The mechanism underlying the relationship between body cadmium levels and DM is not fully understood. Cadmium-induced pancreatic β-cell dysfunction may be a possible mechanism leading to DM. Wong’s study has reported the content of cadmium in an initial sample set of native human islets of Langerhans (Wong et al. 2017). Muayed’s study has also shown that cadmium accumulates in pancreatic β cells, and chronic low-level cadmium exposure impairs the function of insulin-producing β cells (El Muayed et al. 2012). The possible mechanisms through which cadmium induces pancreatic β-cell dysfunction may involve cadmium’s effects on energy metabolism, oxidative stress, calcium channel function, and cell-cell adhesion (Edwards and Ackerman 2016). We believe that the mechanisms involved in oxidative stress must be emphasized. A study of the effects of low doses of arsenic on pancreatic β-cell function may enable understanding of the mechanism through which cadmium affects pancreatic β-cell function through antioxidants (Fu et al. 2010). The results of that study indicate that low levels of arsenic provoke a cellular adaptive oxidative stress response that increases intracellular glutathione (GSH) and H2O2-scavenging activity, dampens ROS signaling involved in glucose-stimulated insulin secretion, and thus disturbs β-cell function. Cadmium is likely to play the same role as the arsenic. One study from the El Muayed lab has shown that low concentrations of CdCl2 do not alter the ROS levels in dispersed primary mouse islet cells but decrease the ratio of oxidized glutathione (GSSG) to glutathione (GSH), thus indicating an upregulation of cellular protective mechanisms (El Muayed et al. 2012). The cellular protective mechanisms induced by low concentrations of cadmium may play an important role in the process of pancreatic β-cell dysfunction. Therefore, more studies are needed to investigate the mechanism underlying the effects of prolonged exposure to low concentrations of cadmium on pancreatic β-cell function.

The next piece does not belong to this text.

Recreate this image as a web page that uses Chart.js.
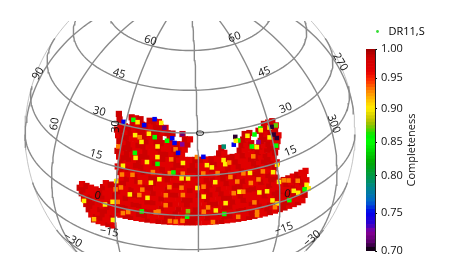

In addition, cadmium-induced insulin resistance may be another possible mechanism leading to DM. Studies in rodents exposed to cadmium have shown a decrease in the expression of GLUT4, a major transporter of glucose uptake in muscle cells, thus indicating that cadmium exposure increases insulin resistance (Han et al. 2003). Another study on rats exposed to cadmium through drinking water has shown that cadmium increases insulin resistance in the liver, adipose tissue, and cardiovascular system (Trevino et al. 2015). However, cadmium exposure has not been found to significantly alter insulin resistance in population-based studies (Menke et al. 2016; Moon 2013). Therefore, further studies are needed to clarify the relationship between cadmium and insulin resistance.

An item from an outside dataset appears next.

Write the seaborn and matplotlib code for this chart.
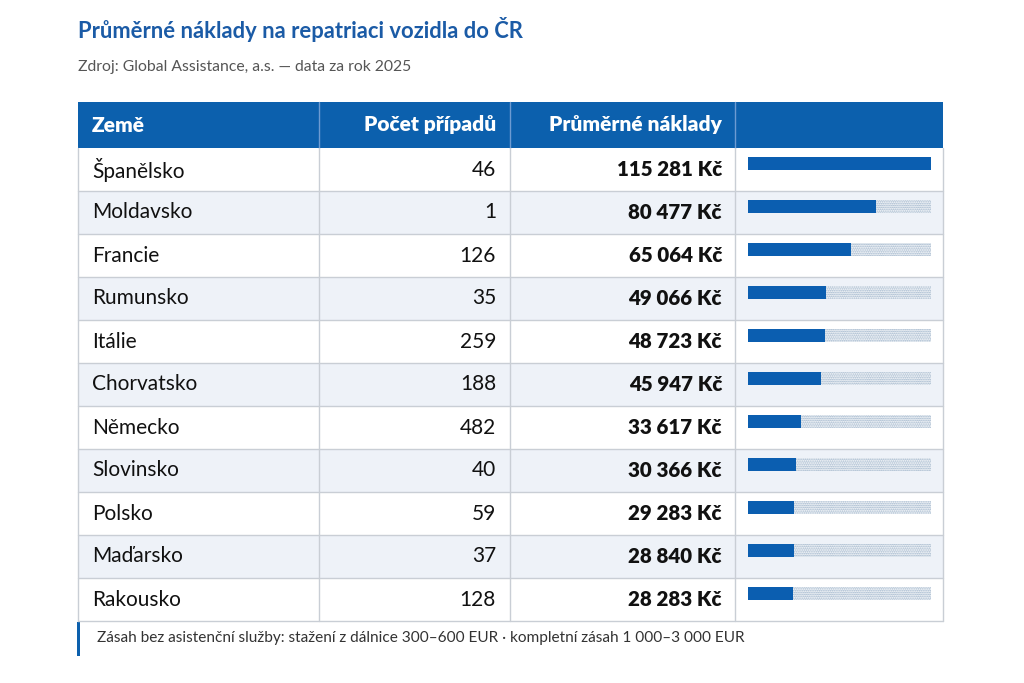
import numpy as np
import seaborn as sns
import matplotlib.pyplot as plt
from matplotlib.patches import Rectangle

# data
countries = ['Španělsko', 'Moldavsko', 'Francie', 'Rumunsko', 'Itálie', 'Chorvatsko',
             'Německo', 'Slovinsko', 'Polsko', 'Maďarsko', 'Rakousko']
cases = [46, 1, 126, 35, 259, 188, 482, 40, 59, 37, 128]
costs = [115281, 80477, 65064, 49066, 48723, 45947, 33617, 30366, 29283, 28840, 28283]
headers = ['Země', 'Počet případů', 'Průměrné náklady', '']

title = 'Průměrné náklady na repatriaci vozidla do ČR'
subtitle = 'Zdroj: Global Assistance, a.s. — data za rok 2025'
note = 'Zásah bez asistenční služby: stažení z dálnice 300–600 EUR · kompletní zásah 1 000–3 000 EUR'

sns.set_theme(style='white')
plt.rcParams['font.family'] = ['Lato', 'DejaVu Sans']

BLUE = '#0b5eb0'
HEAD = '#0c60ad'
STRIPE = '#eef2f8'
LINE = '#c9ced5'
TXT = '#111111'

W, H = 1024, 683
fig = plt.figure(figsize=(W / 100, H / 100), dpi=100)
fig.patch.set_facecolor('white')

# main axes in pixel space for the table frame
ax = fig.add_axes([0, 0, 1, 1])
ax.set_xlim(0, W)
ax.set_ylim(H, 0)
ax.axis('off')

cols = [78, 319, 510, 735, 943]
head_top, head_bot = 102, 148
row_h = 43
n = len(countries)
table_bot = head_bot + n * row_h

# header
ax.add_patch(Rectangle((cols[0], head_top), cols[-1] - cols[0], head_bot - head_top,
                       facecolor=HEAD, edgecolor='none', zorder=1))
for x in cols[1:-1]:
    ax.plot([x, x], [head_top, head_bot], color='#6d9bd2', lw=1, zorder=2)
hy = (head_top + head_bot) / 2
hkw = dict(color='white', fontsize=15, fontweight='heavy', va='center')
ax.text(92, hy, headers[0], ha='left', **hkw)
ax.text(496, hy, headers[1], ha='right', **hkw)
ax.text(722, hy, headers[2], ha='right', **hkw)

# rows
for i, (c, k, v) in enumerate(zip(countries, cases, costs)):
    top = head_bot + i * row_h
    if i % 2 == 1:
        ax.add_patch(Rectangle((cols[0], top), cols[-1] - cols[0], row_h,
                               facecolor=STRIPE, edgecolor='none', zorder=0))
    ax.plot([cols[0], cols[-1]], [top + row_h, top + row_h], color=LINE, lw=1, zorder=2)
    cy = top + row_h / 2
    ax.text(92, cy, c, color=TXT, fontsize=15, ha='left', va='center')
    ax.text(496, cy, str(k), color=TXT, fontsize=15, ha='right', va='center')
    ax.text(722, cy, f'{v:,}'.replace(',', ' ') + ' Kč', color=TXT, fontsize=14.8,
            fontweight='heavy', ha='right', va='center')

for x in cols:
    ax.plot([x, x], [head_bot, table_bot], color=LINE, lw=1, zorder=2)

# titles
ax.text(78, 30, title, color='#1b5ba6', fontsize=15.8, fontweight='bold', ha='left', va='center')
ax.text(78, 67, subtitle, color='#555555', fontsize=11.3, ha='left', va='center')

# footnote
ax.add_patch(Rectangle((77, table_bot + 1), 3, 34, facecolor=HEAD, edgecolor='none'))
ax.text(97, table_bot + 17, note, color='#333333', fontsize=11.1, ha='left', va='center')

# bar column
bx0, bx1 = 748, 931
bax = fig.add_axes([bx0 / W, 1 - table_bot / H, (bx1 - bx0) / W, (n * row_h) / H])
track = [max(costs)] * n
plt.rcParams['hatch.linewidth'] = 0.8
sns.barplot(x=track, y=countries, orient='h', ax=bax, color='white', width=0.31,
            edgecolor='#8fa8c2', linewidth=0, hatch='.........')
sns.barplot(x=costs, y=countries, orient='h', ax=bax, color=BLUE, width=0.31,
            saturation=1, linewidth=0)
bax.set_xlim(0, max(costs))
shift = 0.14
bax.set_ylim(n - 0.5 + shift, -0.5 + shift)
bax.patch.set_alpha(0)
bax.axis('off')

fig.savefig('out.png', dpi=100, facecolor='white')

This meta-analysis was limited by considerable moderate heterogeneity across studies. Our sensitivity analyses suggested that three studies (Haswell-Elkins et al. 2007; Li et al. 2017a, b; Tangvarasittichai et al. 2015) were the main sources of heterogeneity. The difference between the three studies and the others was that their sample size was very small, with numbers of participants ranging from 124 to 551. In addition, the study that included 124 people (Haswell-Elkins et al. 2007) did not adjust for confounding factors.

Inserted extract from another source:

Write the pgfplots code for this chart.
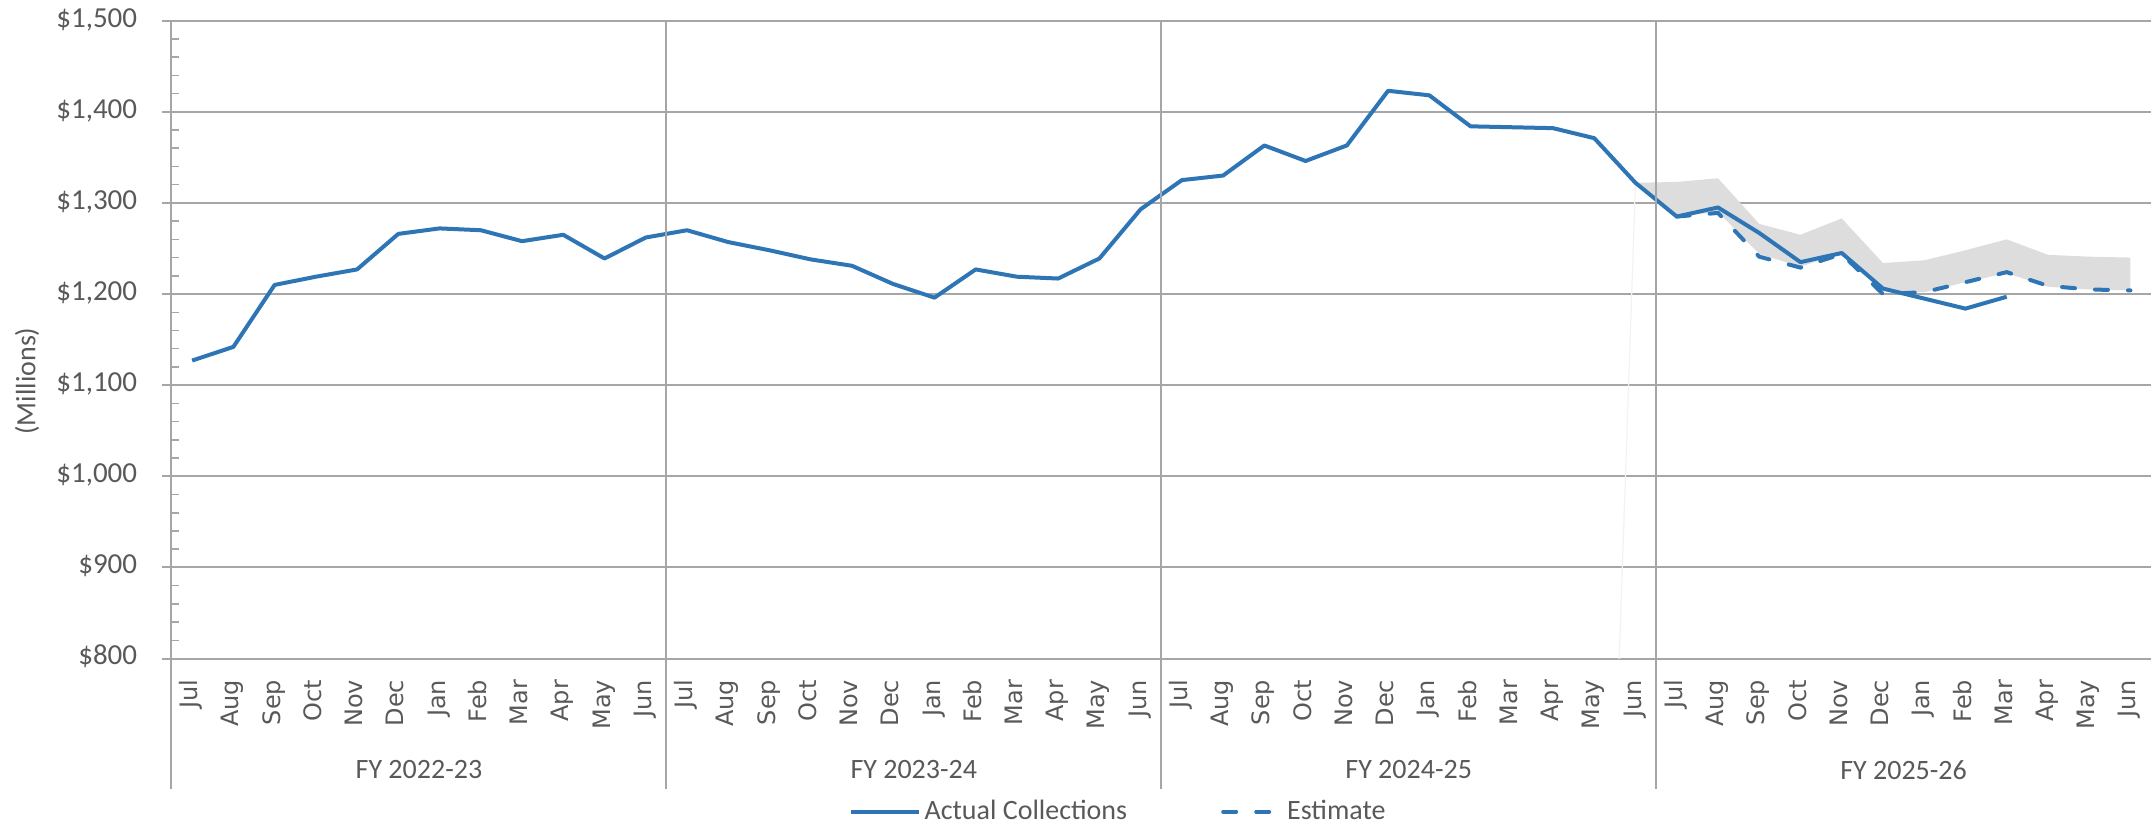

There are additional limitations in this meta-analysis. First, the category of urinary cadmium levels was converted into a midpoint in the dose-response analysis. The calculation for a skewed distribution virtually decreased the precision. Second, four studies were not designed to measure cadmium exposure as the only outcome. Third, significant publication bias was found in this meta-analysis, owing to a study with a sample size of only 124 people (Haswell-Elkins et al. 2007). Therefore, the study with a small sample size was the main source of publication bias. Finally, it is important to emphasize that most of the studies included in this meta-analysis were cross-sectional studies, in which exposure and disease were measured simultaneously. Therefore, the results herein should be considered with caution, given the above limitations.

Conclusion

In summary, the results from our meta-analysis indicate a positive association between level of urinary cadmium above 2.43 μg/g creatinine and DM. In addition, further studies are needed to elucidate the mechanism of pancreatic beta cell dysfunction induced by cadmium.